I want to tell you that, as a teacher in the State of California, my colleagues and I spent hundreds of hours together and alone trying to find ways to help our students connect what they were learning with their own experiences, their passions, their creativity, with the world around them.
Why would we do that? Because we wanted our students to be happy or to have more fun? Or because we wanted to motivate them more?
Nope, those were just lucky side-effects!
We wanted our students to find these connections because integrating what we love, who we are and what we already know is THE most effective way to learn.
Give yourself permission to branch out and try something new and different when you're using your reader's journal.
You are not off topic. You are not daydreaming. You are not being lazy or selfish.
You are learning as human beings were meant to learn.
Your English will thank you! And you might find that keeping this kind of a journal has many happy and unintended side effects.
5 Ways to bring creativity and personal connection to your reader's journal:
One: Draw, doodle, illustrate.
If you love drawing, sketching and doodling, don't leave it out of your reading journal.
Not an artistic person, orsomeone who likes to draw?
You would be shocked at how much more you can remember when you take the time sketch what you imagine or what you're trying to learn. . .
Draw a picture that goes with new expressions you want to remember. Draw a scene from your book, draw a character or a place. If you're new to drawing and it feels weird (or you think it looks weird), don't worry. It's still helping!
Two: Collages, photos, mixed media.
Not into drawing? Perhaps you are more of a photographer or a collage-type of person. It's not just fun, it helps you learn. It helps you paint a picture of what you read, it helps you understand and remember.
Gather some images that speak to you. Then write about what you see.
If you're a computer person, perhaps you might enjoy creating a mood board in Pinterest. I did that to help me imagine life in Brooklyn in the 1970s as I read Another Brooklyn, by Jacqueline Woodson. See the board here.
Three: Make it personal.
Have you ever read a story or book and felt such a strong visceral reaction that you knew it was your story too?
Write your story down.
Making a story your own is not selfish or petty--it's a way of making the book (and it's language) unforgettable to you.
And writing your story based on what you've read will challenge you to use your English not just to read and understand, but to invent.
Four: Make up a story of your own.
Don't think you're a writer?
Since when do you need someone else's permission to do something that humans have been doing since the dawn of time?
Tell a story!
Why? Because when you tell a story, or when you write one, you relive the lessons from your book in a whole new way. You get more out of what you read. You learn from the experience. You learn from the language.
It's more difficult, more cognitively challenging than just reading the story again or looking over your list of vocabulary words.
Five: Connect to other passions, other disciplines.

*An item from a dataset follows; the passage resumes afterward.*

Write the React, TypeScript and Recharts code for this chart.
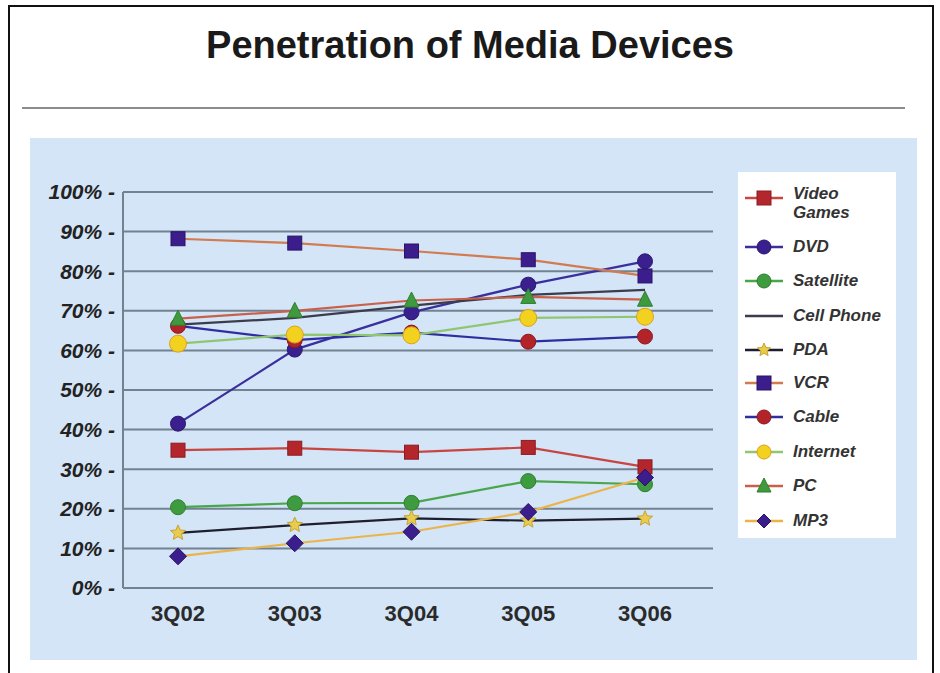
import React from 'react';
import { LineChart, Line, XAxis, YAxis, CartesianGrid } from 'recharts';

const quarters = ['3Q02', '3Q03', '3Q04', '3Q05', '3Q06'];
const yTicks = [0, 10, 20, 30, 40, 50, 60, 70, 80, 90, 100];

const videoGames = [34.8, 35.3, 34.3, 35.5, 30.6];
const dvd = [41.5, 60.2, 69.6, 76.6, 82.5];
const satellite = [20.4, 21.4, 21.5, 27.0, 26.2];
const cellPhone = [66.5, 68.2, 71.3, 74.0, 75.3];
const pda = [13.9, 15.9, 17.6, 17.0, 17.5];
const vcr = [88.2, 87.1, 85.1, 82.9, 78.8];
const cable = [66.2, 62.6, 64.5, 62.2, 63.5];
const internet = [61.7, 64.0, 63.8, 68.2, 68.5];
const pc = [68.0, 70.0, 72.6, 73.5, 72.8];
const mp3 = [8.0, 11.3, 14.2, 19.2, 27.9];

type Shape = 'square' | 'circle' | 'triangle' | 'diamond' | 'star' | 'none';

// series styling, in Excel's drawing order
const series: { key: string; label: string[]; values: number[]; line: string; shape: Shape; fill: string; stroke: string; size: number }[] = [
    { key: 'videoGames', label: ['Video', 'Games'], values: videoGames, line: '#c9453f', shape: 'square', fill: '#b3262c', stroke: '#8c1c22', size: 14 },
    { key: 'dvd', label: ['DVD'], values: dvd, line: '#3a2f9c', shape: 'circle', fill: '#3a1f8e', stroke: '#2c1870', size: 15 },
    { key: 'satellite', label: ['Satellite'], values: satellite, line: '#4aa64a', shape: 'circle', fill: '#3f9b3f', stroke: '#2f7f2f', size: 15 },
    { key: 'cellPhone', label: ['Cell Phone'], values: cellPhone, line: '#3c3c4c', shape: 'none', fill: 'none', stroke: 'none', size: 0 },
    { key: 'pda', label: ['PDA'], values: pda, line: '#1e1e2e', shape: 'star', fill: '#e8cc4c', stroke: '#c9a232', size: 16 },
    { key: 'vcr', label: ['VCR'], values: vcr, line: '#d27a50', shape: 'square', fill: '#3b1d8c', stroke: '#2a1468', size: 14 },
    { key: 'cable', label: ['Cable'], values: cable, line: '#2e2e9e', shape: 'circle', fill: '#b3242a', stroke: '#8c1a1f', size: 15 },
    { key: 'internet', label: ['Internet'], values: internet, line: '#8fc66f', shape: 'circle', fill: '#f2d21e', stroke: '#dca020', size: 17 },
    { key: 'pc', label: ['PC'], values: pc, line: '#c8604a', shape: 'triangle', fill: '#3f9a3f', stroke: '#2f7f2f', size: 15 },
    { key: 'mp3', label: ['MP3'], values: mp3, line: '#ebb44a', shape: 'diamond', fill: '#3b1d8c', stroke: '#2a1468', size: 17 },
];

const data = quarters.map((q, i) => {
    const row: Record<string, string | number> = { quarter: q };
    series.forEach((s) => {
        row[s.key] = s.values[i];
    });
    return row;
});

const font = 'Arial, "Liberation Sans", Helvetica, sans-serif';

function Marker({ cx, cy, shape, fill, stroke, size }: { cx: number; cy: number; shape: Shape; fill: string; stroke: string; size: number }) {
    const h = size / 2;
    if (shape === 'none') return null;
    if (shape === 'square') {
        return <rect x={cx - h} y={cy - h} width={size} height={size} fill={fill} stroke={stroke} strokeWidth={1} />;
    }
    if (shape === 'circle') {
        return <circle cx={cx} cy={cy} r={h} fill={fill} stroke={stroke} strokeWidth={1} />;
    }
    if (shape === 'triangle') {
        const pts = `${cx},${cy - h - 1} ${cx + h},${cy + h - 1} ${cx - h},${cy + h - 1}`;
        return <polygon points={pts} fill={fill} stroke={stroke} strokeWidth={1} />;
    }
    if (shape === 'diamond') {
        const pts = `${cx},${cy - h} ${cx + h},${cy} ${cx},${cy + h} ${cx - h},${cy}`;
        return <polygon points={pts} fill={fill} stroke={stroke} strokeWidth={1} />;
    }
    // five point star
    const pts: string[] = [];
    for (let k = 0; k < 10; k++) {
        const r = k % 2 === 0 ? h : h * 0.45;
        const a = -Math.PI / 2 + (k * Math.PI) / 5;
        pts.push(`${cx + r * Math.cos(a)},${cy + r * Math.sin(a)}`);
    }
    return <polygon points={pts.join(' ')} fill={fill} stroke={stroke} strokeWidth={1} />;
}

// legend row centres (page y)
const legendRows = [198, 247, 281, 316, 350, 383, 417, 452, 486, 521];

function LegendBox() {
    return (
        <div style={{ position: 'absolute', left: 738, top: 172, width: 158, height: 366, background: '#ffffff' }}>
            {series.map((s, i) => {
                const cy = legendRows[i] - 172;
                return (
                    <div key={s.key}>
                        <svg width={44} height={24} style={{ position: 'absolute', left: 5, top: cy - 12 }}>
                            <line x1={2} y1={12} x2={40} y2={12} stroke={s.line} strokeWidth={2.5} />
                            <Marker cx={21} cy={12} shape={s.shape} fill={s.fill} stroke={s.stroke} size={Math.min(s.size, 14)} />
                        </svg>
                        <div
                            style={{
                                position: 'absolute',
                                left: 55,
                                top: s.label.length > 1 ? cy - 14 : cy - 10,
                                fontFamily: font,
                                fontSize: 17,
                                fontStyle: 'italic',
                                fontWeight: 'bold',
                                lineHeight: '19px',
                                color: '#333',
                                whiteSpace: 'nowrap',
                            }}
                        >
                            {s.label.map((t) => (
                                <div key={t}>{t}</div>
                            ))}
                        </div>
                    </div>
                );
            })}
        </div>
    );
}

export default function App() {
    return (
        <div style={{ position: 'absolute', left: 0, top: 0, width: 940, height: 673, background: '#ffffff', overflow: 'hidden' }}>
            {/* outer frame */}
            <div style={{ position: 'absolute', left: 8, top: 5, width: 926, height: 700, border: '2px solid #111', boxSizing: 'border-box' }} />
            <div
                style={{
                    position: 'absolute',
                    left: 0,
                    width: 940,
                    top: 26,
                    textAlign: 'center',
                    fontFamily: font,
                    fontWeight: 'bold',
                    fontSize: 38,
                    lineHeight: '38px',
                    color: '#1a1a1a',
                }}
            >
                Penetration of Media Devices
            </div>
            <div style={{ position: 'absolute', left: 22, top: 107, width: 883, height: 2, background: '#8c8c8c' }} />
            {/* blue panel */}
            <div style={{ position: 'absolute', left: 30, top: 138, width: 887, height: 522, background: '#d3e5f7' }} />
            <LegendBox />
            <div style={{ position: 'absolute', left: 0, top: 0 }}>
                <LineChart width={940} height={673} data={data} margin={{ top: 192, right: 227, bottom: 45, left: 23 }}>
                    <CartesianGrid vertical={false} stroke="#728292" strokeWidth={2} />
                    <XAxis
                        dataKey="quarter"
                        height={40}
                        padding={{ left: 55, right: 68 }}
                        tickLine={false}
                        axisLine={{ stroke: '#728292', strokeWidth: 2 }}
                        tickMargin={11}
                        tick={{ fill: '#2a2a2a', fontSize: 22, fontWeight: 'bold', fontFamily: font }}
                    />
                    <YAxis
                        width={100}
                        domain={[0, 100]}
                        ticks={yTicks}
                        interval={0}
                        tickLine={false}
                        axisLine={{ stroke: '#728292', strokeWidth: 2 }}
                        tickFormatter={(v: number) => `${v}% -`}
                        tick={{ fill: '#222', fontSize: 21, fontWeight: 'bold', fontStyle: 'italic', fontFamily: font }}
                    />
                    {series.map((s) => (
                        <Line
                            key={s.key}
                            dataKey={s.key}
                            type="linear"
                            stroke={s.line}
                            strokeWidth={2.2}
                            isAnimationActive={false}
                            activeDot={false}
                            dot={(p: any) => (
                                <g key={`${s.key}-${p.index}`}>
                                    <Marker cx={p.cx} cy={p.cy} shape={s.shape} fill={s.fill} stroke={s.stroke} size={s.size} />
                                </g>
                            )}
                        />
                    ))}
                </LineChart>
            </div>
        </div>
    );
}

Does your reading remind you about something you're passionate about today? A cause? A pastime? Your culture? Your family? Connect the ideas. Write about them too.
I don't consider myself to be much of a philosopher, but that doesn't stop me from having some deep reactions to what I read--and it shouldn't stop you either.
Write about those reactions in English and see how it broadens your horizons in the language.
Your Mission:
Don't worry about doing all of these at once! Instead do this:
- Write in your reading journal for 15 minutes 3-4 times a week as described here.
- Pick ONE of the five ways to bring your English to life and do that on one day as part of your regular journal time.
If you feel inspired you can try a different technique each week, or try more than one in a week.
But starting out with just one creative journal entry a week, will be an effective way to do something new with your English!
What do you think?
Do you consider yourself to be a creative person? In what ways do you like to express that creativity?
Do you have a passion, a pastime or a commitment that is important to you? What is it?
Do you ever see connections between books you read and your life? The world? Other works of art? Other ideas?
Do you have an easier time learning through an activity you enjoy (like reading) than through repetition (such as grammar study)?